- WORK REQUIRED -
Skipping all pictures, set down the lines of the listing from the first through the one with "import plotly.graph_objects as go".
=== DATA BLOCK ===
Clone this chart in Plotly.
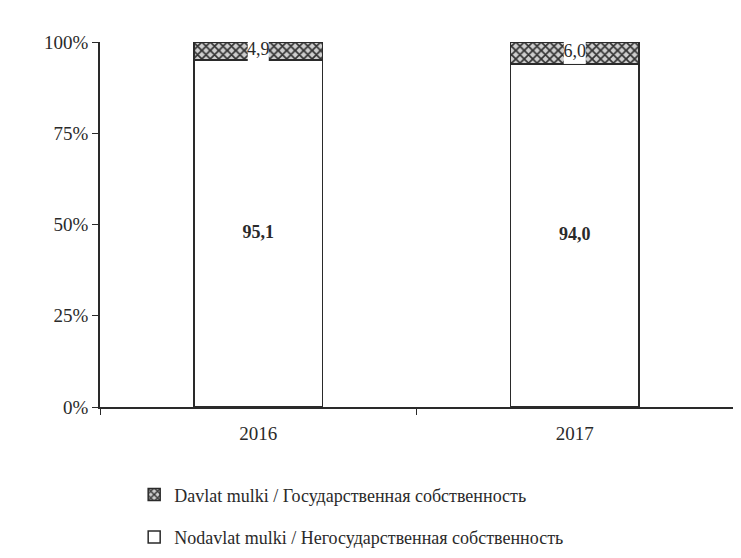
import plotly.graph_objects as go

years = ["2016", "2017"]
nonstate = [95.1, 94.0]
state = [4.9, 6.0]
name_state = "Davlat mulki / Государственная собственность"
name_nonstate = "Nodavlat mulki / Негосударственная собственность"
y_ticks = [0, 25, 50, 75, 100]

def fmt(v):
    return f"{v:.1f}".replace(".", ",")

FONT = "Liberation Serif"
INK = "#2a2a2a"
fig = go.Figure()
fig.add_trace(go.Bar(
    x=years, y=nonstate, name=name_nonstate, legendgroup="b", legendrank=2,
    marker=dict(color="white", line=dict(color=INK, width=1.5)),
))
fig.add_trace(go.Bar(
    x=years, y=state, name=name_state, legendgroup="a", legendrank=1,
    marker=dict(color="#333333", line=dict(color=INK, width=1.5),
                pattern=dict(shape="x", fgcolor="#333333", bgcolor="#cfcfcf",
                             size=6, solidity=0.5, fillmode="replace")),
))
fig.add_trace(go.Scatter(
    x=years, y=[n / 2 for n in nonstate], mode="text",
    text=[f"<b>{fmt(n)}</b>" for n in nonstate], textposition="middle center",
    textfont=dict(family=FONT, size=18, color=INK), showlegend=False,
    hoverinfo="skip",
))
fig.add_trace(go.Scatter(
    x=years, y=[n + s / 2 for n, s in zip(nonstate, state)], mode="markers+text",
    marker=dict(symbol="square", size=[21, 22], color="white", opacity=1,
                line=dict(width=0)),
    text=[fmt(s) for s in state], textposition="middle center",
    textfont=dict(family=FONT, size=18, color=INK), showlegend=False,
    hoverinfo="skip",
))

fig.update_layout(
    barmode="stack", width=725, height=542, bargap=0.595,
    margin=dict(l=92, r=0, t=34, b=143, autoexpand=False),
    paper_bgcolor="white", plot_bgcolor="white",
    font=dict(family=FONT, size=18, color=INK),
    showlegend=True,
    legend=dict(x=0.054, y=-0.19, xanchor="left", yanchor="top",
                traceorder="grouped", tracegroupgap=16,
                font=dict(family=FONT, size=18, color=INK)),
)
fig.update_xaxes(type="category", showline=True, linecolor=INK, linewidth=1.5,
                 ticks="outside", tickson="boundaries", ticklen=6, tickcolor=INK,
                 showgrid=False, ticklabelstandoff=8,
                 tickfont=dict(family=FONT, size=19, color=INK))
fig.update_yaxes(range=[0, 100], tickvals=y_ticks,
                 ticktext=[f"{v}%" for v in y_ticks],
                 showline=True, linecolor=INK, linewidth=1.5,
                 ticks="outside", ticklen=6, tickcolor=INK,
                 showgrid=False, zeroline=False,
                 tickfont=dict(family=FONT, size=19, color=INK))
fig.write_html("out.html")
===
- THE ANSWER -
Clone this chart in Plotly.
import plotly.graph_objects as go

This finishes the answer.